そして、④不特定多数の者に募集を行うものでないことについては、「自治体の域内や姉妹都市の域内である等、募集の範囲が限定されており、自治体が実質的に関与していると認められる限り、不特定多数の募集ではないと考えらるが、最終的にはツアーの内容に照らして適切に範囲が限定されているかを含め、営利性、事業性を総合的に判断することになる。」として、不特定多数の者に募集を行うものではないと考えられる条件を示しました。

また、翌年の2018年には旅行業施行要領の改正を行い、旅行業法第二条第1項に掲げる旅行業について、「当該行為が旅行業に該当するかは、旅行業務に関する対価の設定、募集の範囲、日常的に反復継続して実施されるものであること等を踏まえ、総合的な判断を要するものである。」と明記し、事業として判断するかどうかは、その行為に①営利性、②募集の不特定多数性、③反復継続性、の3要件を総合的に勘案して判断するとしました。

こうして、自治体が募集の範囲を限定して企画・運営するツアーについて、報酬を得て、旅行業法上の法定行為を行っていても、募集の不特定多数性等が認められない場合は、事業性が認められないことから、旅行業法で規定する旅行業にはあたらないということになりました。

まとめ

さて、ここまで「自治体の子供向けツアーがなぜ旅行業違反に当たるのではないかという指摘を受けたのか」について確認してみましたが、いかがでしょうか?

前述の通り、旅行業法は制定から70年近くが経過しているため、当時では想定されていなかったサービスが次々と生まれている現在では、法律と現実が乖離しているという場面も多々あります。

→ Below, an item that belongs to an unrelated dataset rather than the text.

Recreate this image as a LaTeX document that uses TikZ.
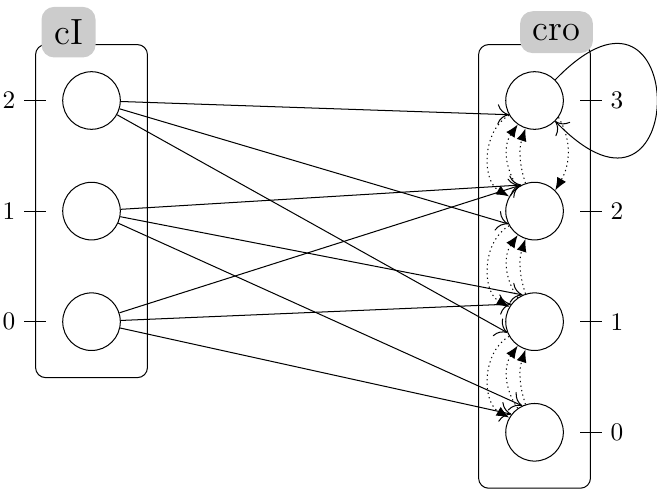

今回ご案内した事例では、事業性が認められないことから適法という判断に至りましたが、逆に、一見旅行業とは関係の無さそうな行為でも、その一つ一つを確認していくと旅行業法における旅行業にあたると判断されるものについては、無登録営業と指摘される場合もあります。
(参照記事:海洋散骨も場合によっては旅行業登録が必要ですその送迎サービスには旅行業登録が必要です

旅行業法の場合、無登録で旅行業を行うと「一年以下の懲役若しくは百万円以下の罰金、又はその併科」となり、その後、改めて旅行業登録をしようとしても登録ができない場合もあります。
ご自分の事業やビジネスモデルが法律に違反していないかが不安な方は、以下のサイトにご自身の事業が旅行業に該当するかどうかを解説していますので、是非ご覧ください。

旅行業法に該当する行為とは?旅行号登録が必要かどうかを解説します

以上、「気になる旅行業法の違反事例(自治体の子供向けツアー編)」というテーマで、過去の違反事例から、なにが違反と判断されるのかを解き明かしました。